#### Challenge:
Give the listing again in full, exactly as written.
---------- Stored data ----------
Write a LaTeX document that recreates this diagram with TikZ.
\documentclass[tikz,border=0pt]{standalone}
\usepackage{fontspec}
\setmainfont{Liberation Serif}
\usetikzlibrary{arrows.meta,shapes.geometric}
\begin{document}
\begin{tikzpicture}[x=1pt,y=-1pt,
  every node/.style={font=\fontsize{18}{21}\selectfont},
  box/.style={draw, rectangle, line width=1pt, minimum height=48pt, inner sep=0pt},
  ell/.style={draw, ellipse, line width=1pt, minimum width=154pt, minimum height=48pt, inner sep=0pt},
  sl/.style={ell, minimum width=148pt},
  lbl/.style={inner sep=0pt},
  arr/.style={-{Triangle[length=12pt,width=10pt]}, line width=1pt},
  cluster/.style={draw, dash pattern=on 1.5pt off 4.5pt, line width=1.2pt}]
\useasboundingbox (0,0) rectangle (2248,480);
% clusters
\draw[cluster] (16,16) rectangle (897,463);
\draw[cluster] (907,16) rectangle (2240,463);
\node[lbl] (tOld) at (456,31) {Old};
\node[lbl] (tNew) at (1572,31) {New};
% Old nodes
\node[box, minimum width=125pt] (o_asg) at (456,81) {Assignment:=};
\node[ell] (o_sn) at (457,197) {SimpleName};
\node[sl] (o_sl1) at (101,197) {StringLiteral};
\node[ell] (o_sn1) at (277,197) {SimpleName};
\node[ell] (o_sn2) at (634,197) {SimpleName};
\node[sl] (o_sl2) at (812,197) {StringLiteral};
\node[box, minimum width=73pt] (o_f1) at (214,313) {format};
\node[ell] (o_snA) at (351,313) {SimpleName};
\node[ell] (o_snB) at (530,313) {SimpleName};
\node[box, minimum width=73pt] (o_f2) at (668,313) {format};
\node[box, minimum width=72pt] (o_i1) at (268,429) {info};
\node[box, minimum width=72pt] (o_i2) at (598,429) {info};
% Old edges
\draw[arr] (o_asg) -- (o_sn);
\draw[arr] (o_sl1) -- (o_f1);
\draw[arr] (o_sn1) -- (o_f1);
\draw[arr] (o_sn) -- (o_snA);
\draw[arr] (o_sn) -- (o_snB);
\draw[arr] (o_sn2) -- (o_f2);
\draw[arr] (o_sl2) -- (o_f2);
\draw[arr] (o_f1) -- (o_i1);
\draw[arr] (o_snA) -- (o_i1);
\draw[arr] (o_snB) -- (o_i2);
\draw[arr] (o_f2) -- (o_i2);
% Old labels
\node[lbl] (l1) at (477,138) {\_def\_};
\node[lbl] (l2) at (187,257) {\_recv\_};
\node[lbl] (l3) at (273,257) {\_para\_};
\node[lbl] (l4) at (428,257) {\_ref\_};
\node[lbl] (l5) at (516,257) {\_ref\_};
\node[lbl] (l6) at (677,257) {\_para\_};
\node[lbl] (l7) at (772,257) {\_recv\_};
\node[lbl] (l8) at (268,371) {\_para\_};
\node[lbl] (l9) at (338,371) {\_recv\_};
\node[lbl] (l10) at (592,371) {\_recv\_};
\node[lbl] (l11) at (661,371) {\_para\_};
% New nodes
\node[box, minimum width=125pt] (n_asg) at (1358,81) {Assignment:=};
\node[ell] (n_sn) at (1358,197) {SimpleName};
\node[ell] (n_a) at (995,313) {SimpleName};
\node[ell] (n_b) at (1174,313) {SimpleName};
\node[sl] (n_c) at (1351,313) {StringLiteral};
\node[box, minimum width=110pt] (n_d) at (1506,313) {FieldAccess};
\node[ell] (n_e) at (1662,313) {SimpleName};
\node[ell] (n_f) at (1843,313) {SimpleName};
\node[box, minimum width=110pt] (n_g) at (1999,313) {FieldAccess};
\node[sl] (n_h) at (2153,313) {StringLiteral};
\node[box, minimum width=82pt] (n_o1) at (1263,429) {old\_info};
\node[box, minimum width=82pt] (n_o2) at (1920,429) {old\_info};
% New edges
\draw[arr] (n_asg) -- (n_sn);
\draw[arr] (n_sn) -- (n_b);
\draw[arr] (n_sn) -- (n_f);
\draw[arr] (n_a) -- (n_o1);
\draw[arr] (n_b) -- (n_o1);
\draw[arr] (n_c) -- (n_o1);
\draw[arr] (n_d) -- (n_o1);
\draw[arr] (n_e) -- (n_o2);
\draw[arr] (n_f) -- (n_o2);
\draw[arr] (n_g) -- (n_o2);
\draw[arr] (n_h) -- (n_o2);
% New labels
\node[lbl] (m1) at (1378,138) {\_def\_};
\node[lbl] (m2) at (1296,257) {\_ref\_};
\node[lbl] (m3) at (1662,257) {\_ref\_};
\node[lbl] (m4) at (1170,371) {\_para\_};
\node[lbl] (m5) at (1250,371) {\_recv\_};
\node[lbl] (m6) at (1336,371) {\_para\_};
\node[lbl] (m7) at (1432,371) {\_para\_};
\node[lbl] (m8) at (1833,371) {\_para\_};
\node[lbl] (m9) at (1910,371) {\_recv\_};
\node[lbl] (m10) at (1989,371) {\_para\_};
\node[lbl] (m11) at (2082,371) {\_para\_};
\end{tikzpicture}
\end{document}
----------
#### Task answer:
Write a LaTeX document that recreates this diagram with TikZ.
\documentclass[tikz,border=0pt]{standalone}
\usepackage{fontspec}
\setmainfont{Liberation Serif}
\usetikzlibrary{arrows.meta,shapes.geometric}
\begin{document}
\begin{tikzpicture}[x=1pt,y=-1pt,
  every node/.style={font=\fontsize{18}{21}\selectfont},
  box/.style={draw, rectangle, line width=1pt, minimum height=48pt, inner sep=0pt},
  ell/.style={draw, ellipse, line width=1pt, minimum width=154pt, minimum height=48pt, inner sep=0pt},
  sl/.style={ell, minimum width=148pt},
  lbl/.style={inner sep=0pt},
  arr/.style={-{Triangle[length=12pt,width=10pt]}, line width=1pt},
  cluster/.style={draw, dash pattern=on 1.5pt off 4.5pt, line width=1.2pt}]
\useasboundingbox (0,0) rectangle (2248,480);
% clusters
\draw[cluster] (16,16) rectangle (897,463);
\draw[cluster] (907,16) rectangle (2240,463);
\node[lbl] (tOld) at (456,31) {Old};
\node[lbl] (tNew) at (1572,31) {New};
% Old nodes
\node[box, minimum width=125pt] (o_asg) at (456,81) {Assignment:=};
\node[ell] (o_sn) at (457,197) {SimpleName};
\node[sl] (o_sl1) at (101,197) {StringLiteral};
\node[ell] (o_sn1) at (277,197) {SimpleName};
\node[ell] (o_sn2) at (634,197) {SimpleName};
\node[sl] (o_sl2) at (812,197) {StringLiteral};
\node[box, minimum width=73pt] (o_f1) at (214,313) {format};
\node[ell] (o_snA) at (351,313) {SimpleName};
\node[ell] (o_snB) at (530,313) {SimpleName};
\node[box, minimum width=73pt] (o_f2) at (668,313) {format};
\node[box, minimum width=72pt] (o_i1) at (268,429) {info};
\node[box, minimum width=72pt] (o_i2) at (598,429) {info};
% Old edges
\draw[arr] (o_asg) -- (o_sn);
\draw[arr] (o_sl1) -- (o_f1);
\draw[arr] (o_sn1) -- (o_f1);
\draw[arr] (o_sn) -- (o_snA);
\draw[arr] (o_sn) -- (o_snB);
\draw[arr] (o_sn2) -- (o_f2);
\draw[arr] (o_sl2) -- (o_f2);
\draw[arr] (o_f1) -- (o_i1);
\draw[arr] (o_snA) -- (o_i1);
\draw[arr] (o_snB) -- (o_i2);
\draw[arr] (o_f2) -- (o_i2);
% Old labels
\node[lbl] (l1) at (477,138) {\_def\_};
\node[lbl] (l2) at (187,257) {\_recv\_};
\node[lbl] (l3) at (273,257) {\_para\_};
\node[lbl] (l4) at (428,257) {\_ref\_};
\node[lbl] (l5) at (516,257) {\_ref\_};
\node[lbl] (l6) at (677,257) {\_para\_};
\node[lbl] (l7) at (772,257) {\_recv\_};
\node[lbl] (l8) at (268,371) {\_para\_};
\node[lbl] (l9) at (338,371) {\_recv\_};
\node[lbl] (l10) at (592,371) {\_recv\_};
\node[lbl] (l11) at (661,371) {\_para\_};
% New nodes
\node[box, minimum width=125pt] (n_asg) at (1358,81) {Assignment:=};
\node[ell] (n_sn) at (1358,197) {SimpleName};
\node[ell] (n_a) at (995,313) {SimpleName};
\node[ell] (n_b) at (1174,313) {SimpleName};
\node[sl] (n_c) at (1351,313) {StringLiteral};
\node[box, minimum width=110pt] (n_d) at (1506,313) {FieldAccess};
\node[ell] (n_e) at (1662,313) {SimpleName};
\node[ell] (n_f) at (1843,313) {SimpleName};
\node[box, minimum width=110pt] (n_g) at (1999,313) {FieldAccess};
\node[sl] (n_h) at (2153,313) {StringLiteral};
\node[box, minimum width=82pt] (n_o1) at (1263,429) {old\_info};
\node[box, minimum width=82pt] (n_o2) at (1920,429) {old\_info};
% New edges
\draw[arr] (n_asg) -- (n_sn);
\draw[arr] (n_sn) -- (n_b);
\draw[arr] (n_sn) -- (n_f);
\draw[arr] (n_a) -- (n_o1);
\draw[arr] (n_b) -- (n_o1);
\draw[arr] (n_c) -- (n_o1);
\draw[arr] (n_d) -- (n_o1);
\draw[arr] (n_e) -- (n_o2);
\draw[arr] (n_f) -- (n_o2);
\draw[arr] (n_g) -- (n_o2);
\draw[arr] (n_h) -- (n_o2);
% New labels
\node[lbl] (m1) at (1378,138) {\_def\_};
\node[lbl] (m2) at (1296,257) {\_ref\_};
\node[lbl] (m3) at (1662,257) {\_ref\_};
\node[lbl] (m4) at (1170,371) {\_para\_};
\node[lbl] (m5) at (1250,371) {\_recv\_};
\node[lbl] (m6) at (1336,371) {\_para\_};
\node[lbl] (m7) at (1432,371) {\_para\_};
\node[lbl] (m8) at (1833,371) {\_para\_};
\node[lbl] (m9) at (1910,371) {\_recv\_};
\node[lbl] (m10) at (1989,371) {\_para\_};
\node[lbl] (m11) at (2082,371) {\_para\_};
\end{tikzpicture}
\end{document}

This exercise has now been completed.